***** COLLECTED DATA *****

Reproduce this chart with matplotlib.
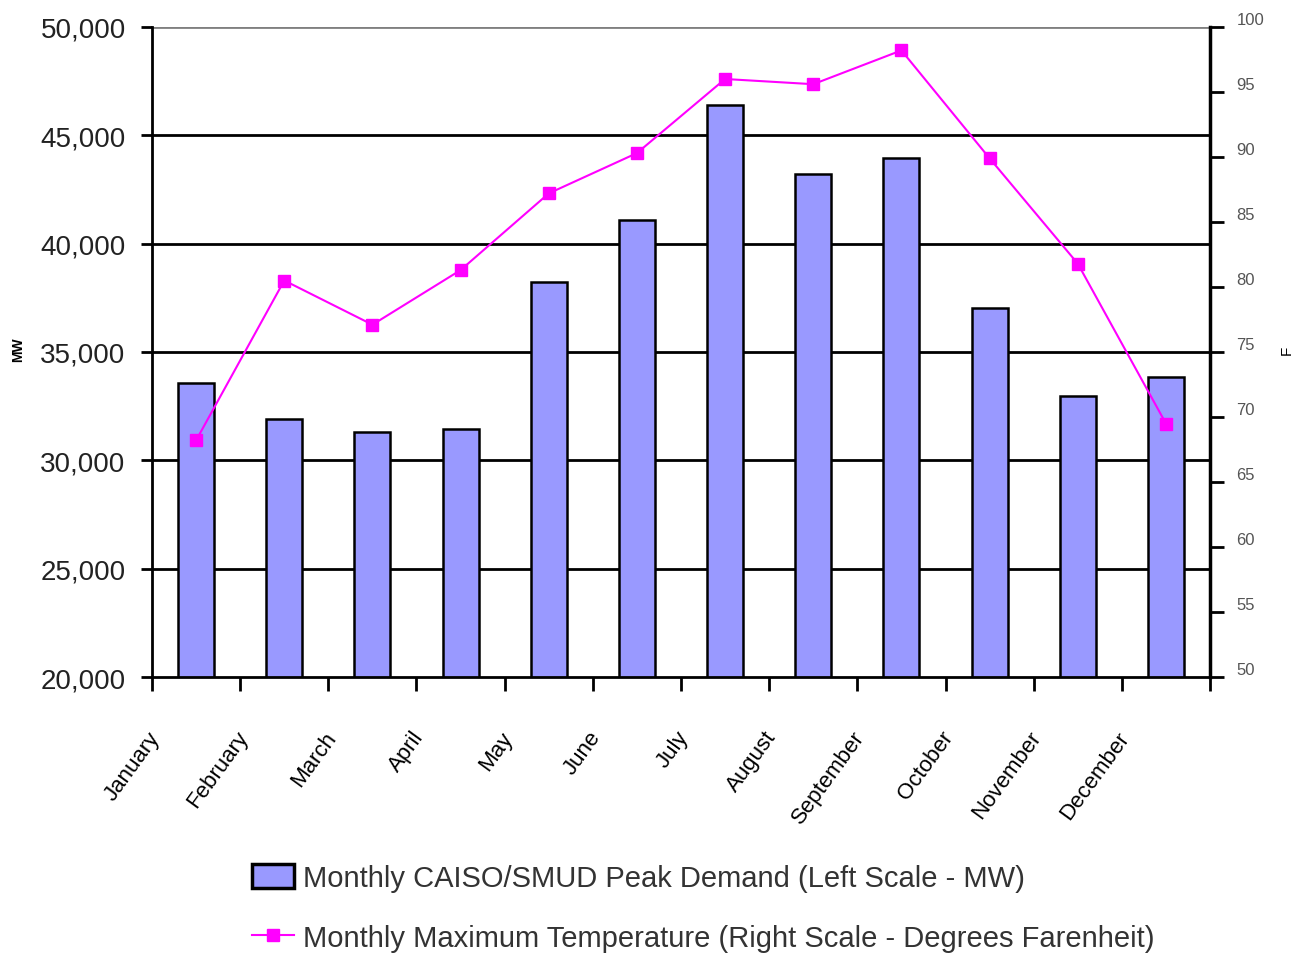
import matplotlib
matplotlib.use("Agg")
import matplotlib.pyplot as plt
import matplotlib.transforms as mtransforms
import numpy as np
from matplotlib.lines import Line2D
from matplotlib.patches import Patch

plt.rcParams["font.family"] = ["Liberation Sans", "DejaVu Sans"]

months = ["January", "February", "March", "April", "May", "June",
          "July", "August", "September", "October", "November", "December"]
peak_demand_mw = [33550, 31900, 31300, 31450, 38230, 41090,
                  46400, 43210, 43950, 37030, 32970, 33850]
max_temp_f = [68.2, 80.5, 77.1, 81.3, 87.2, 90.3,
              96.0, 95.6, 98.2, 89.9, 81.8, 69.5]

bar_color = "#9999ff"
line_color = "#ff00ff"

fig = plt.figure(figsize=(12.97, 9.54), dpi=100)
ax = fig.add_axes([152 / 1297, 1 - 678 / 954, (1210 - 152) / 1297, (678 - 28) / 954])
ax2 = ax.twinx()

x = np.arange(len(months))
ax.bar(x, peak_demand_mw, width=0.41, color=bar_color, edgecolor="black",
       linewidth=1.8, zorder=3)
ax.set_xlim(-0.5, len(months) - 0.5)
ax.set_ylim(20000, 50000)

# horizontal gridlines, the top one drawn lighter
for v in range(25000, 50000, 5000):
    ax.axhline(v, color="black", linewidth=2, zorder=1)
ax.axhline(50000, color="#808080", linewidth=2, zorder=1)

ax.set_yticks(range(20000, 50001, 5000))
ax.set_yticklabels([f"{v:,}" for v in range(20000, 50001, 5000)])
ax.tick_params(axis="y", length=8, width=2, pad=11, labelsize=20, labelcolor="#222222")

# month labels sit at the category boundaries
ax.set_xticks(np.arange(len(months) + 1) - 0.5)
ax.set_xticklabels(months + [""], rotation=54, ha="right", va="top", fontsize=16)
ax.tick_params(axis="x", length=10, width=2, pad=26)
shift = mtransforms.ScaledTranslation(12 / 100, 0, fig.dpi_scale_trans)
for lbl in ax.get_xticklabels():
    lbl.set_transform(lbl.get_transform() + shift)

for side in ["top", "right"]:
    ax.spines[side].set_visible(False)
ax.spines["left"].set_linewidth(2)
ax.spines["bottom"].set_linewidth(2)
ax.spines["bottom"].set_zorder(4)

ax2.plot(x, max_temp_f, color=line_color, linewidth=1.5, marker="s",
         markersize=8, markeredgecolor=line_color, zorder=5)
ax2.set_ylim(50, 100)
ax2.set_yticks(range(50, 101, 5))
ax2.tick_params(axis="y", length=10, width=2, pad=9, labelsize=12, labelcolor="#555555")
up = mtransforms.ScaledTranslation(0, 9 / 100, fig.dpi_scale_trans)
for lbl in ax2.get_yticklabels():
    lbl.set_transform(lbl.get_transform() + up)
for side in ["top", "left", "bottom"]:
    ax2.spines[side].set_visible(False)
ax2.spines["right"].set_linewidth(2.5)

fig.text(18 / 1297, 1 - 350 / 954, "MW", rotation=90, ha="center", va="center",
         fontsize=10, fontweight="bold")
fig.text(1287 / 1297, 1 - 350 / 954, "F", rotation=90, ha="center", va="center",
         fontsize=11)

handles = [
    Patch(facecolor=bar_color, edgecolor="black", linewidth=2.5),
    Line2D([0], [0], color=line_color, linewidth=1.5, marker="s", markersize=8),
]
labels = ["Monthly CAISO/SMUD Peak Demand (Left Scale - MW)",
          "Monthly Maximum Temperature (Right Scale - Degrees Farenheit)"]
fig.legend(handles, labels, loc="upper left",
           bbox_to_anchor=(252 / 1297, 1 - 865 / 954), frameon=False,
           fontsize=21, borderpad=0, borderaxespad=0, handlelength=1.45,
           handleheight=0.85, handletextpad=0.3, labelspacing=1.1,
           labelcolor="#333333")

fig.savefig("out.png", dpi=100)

*****

# STATED EXERCISE
Give the data again exactly as written, with all pictures left out.

# SOLUTION TO THE PROBLEM
Reproduce this chart with matplotlib.
import matplotlib
matplotlib.use("Agg")
import matplotlib.pyplot as plt
import matplotlib.transforms as mtransforms
import numpy as np
from matplotlib.lines import Line2D
from matplotlib.patches import Patch

plt.rcParams["font.family"] = ["Liberation Sans", "DejaVu Sans"]

months = ["January", "February", "March", "April", "May", "June",
          "July", "August", "September", "October", "November", "December"]
peak_demand_mw = [33550, 31900, 31300, 31450, 38230, 41090,
                  46400, 43210, 43950, 37030, 32970, 33850]
max_temp_f = [68.2, 80.5, 77.1, 81.3, 87.2, 90.3,
              96.0, 95.6, 98.2, 89.9, 81.8, 69.5]

bar_color = "#9999ff"
line_color = "#ff00ff"

fig = plt.figure(figsize=(12.97, 9.54), dpi=100)
ax = fig.add_axes([152 / 1297, 1 - 678 / 954, (1210 - 152) / 1297, (678 - 28) / 954])
ax2 = ax.twinx()

x = np.arange(len(months))
ax.bar(x, peak_demand_mw, width=0.41, color=bar_color, edgecolor="black",
       linewidth=1.8, zorder=3)
ax.set_xlim(-0.5, len(months) - 0.5)
ax.set_ylim(20000, 50000)

# horizontal gridlines, the top one drawn lighter
for v in range(25000, 50000, 5000):
    ax.axhline(v, color="black", linewidth=2, zorder=1)
ax.axhline(50000, color="#808080", linewidth=2, zorder=1)

ax.set_yticks(range(20000, 50001, 5000))
ax.set_yticklabels([f"{v:,}" for v in range(20000, 50001, 5000)])
ax.tick_params(axis="y", length=8, width=2, pad=11, labelsize=20, labelcolor="#222222")

# month labels sit at the category boundaries
ax.set_xticks(np.arange(len(months) + 1) - 0.5)
ax.set_xticklabels(months + [""], rotation=54, ha="right", va="top", fontsize=16)
ax.tick_params(axis="x", length=10, width=2, pad=26)
shift = mtransforms.ScaledTranslation(12 / 100, 0, fig.dpi_scale_trans)
for lbl in ax.get_xticklabels():
    lbl.set_transform(lbl.get_transform() + shift)

for side in ["top", "right"]:
    ax.spines[side].set_visible(False)
ax.spines["left"].set_linewidth(2)
ax.spines["bottom"].set_linewidth(2)
ax.spines["bottom"].set_zorder(4)

ax2.plot(x, max_temp_f, color=line_color, linewidth=1.5, marker="s",
         markersize=8, markeredgecolor=line_color, zorder=5)
ax2.set_ylim(50, 100)
ax2.set_yticks(range(50, 101, 5))
ax2.tick_params(axis="y", length=10, width=2, pad=9, labelsize=12, labelcolor="#555555")
up = mtransforms.ScaledTranslation(0, 9 / 100, fig.dpi_scale_trans)
for lbl in ax2.get_yticklabels():
    lbl.set_transform(lbl.get_transform() + up)
for side in ["top", "left", "bottom"]:
    ax2.spines[side].set_visible(False)
ax2.spines["right"].set_linewidth(2.5)

fig.text(18 / 1297, 1 - 350 / 954, "MW", rotation=90, ha="center", va="center",
         fontsize=10, fontweight="bold")
fig.text(1287 / 1297, 1 - 350 / 954, "F", rotation=90, ha="center", va="center",
         fontsize=11)

handles = [
    Patch(facecolor=bar_color, edgecolor="black", linewidth=2.5),
    Line2D([0], [0], color=line_color, linewidth=1.5, marker="s", markersize=8),
]
labels = ["Monthly CAISO/SMUD Peak Demand (Left Scale - MW)",
          "Monthly Maximum Temperature (Right Scale - Degrees Farenheit)"]
fig.legend(handles, labels, loc="upper left",
           bbox_to_anchor=(252 / 1297, 1 - 865 / 954), frameon=False,
           fontsize=21, borderpad=0, borderaxespad=0, handlelength=1.45,
           handleheight=0.85, handletextpad=0.3, labelspacing=1.1,
           labelcolor="#333333")

fig.savefig("out.png", dpi=100)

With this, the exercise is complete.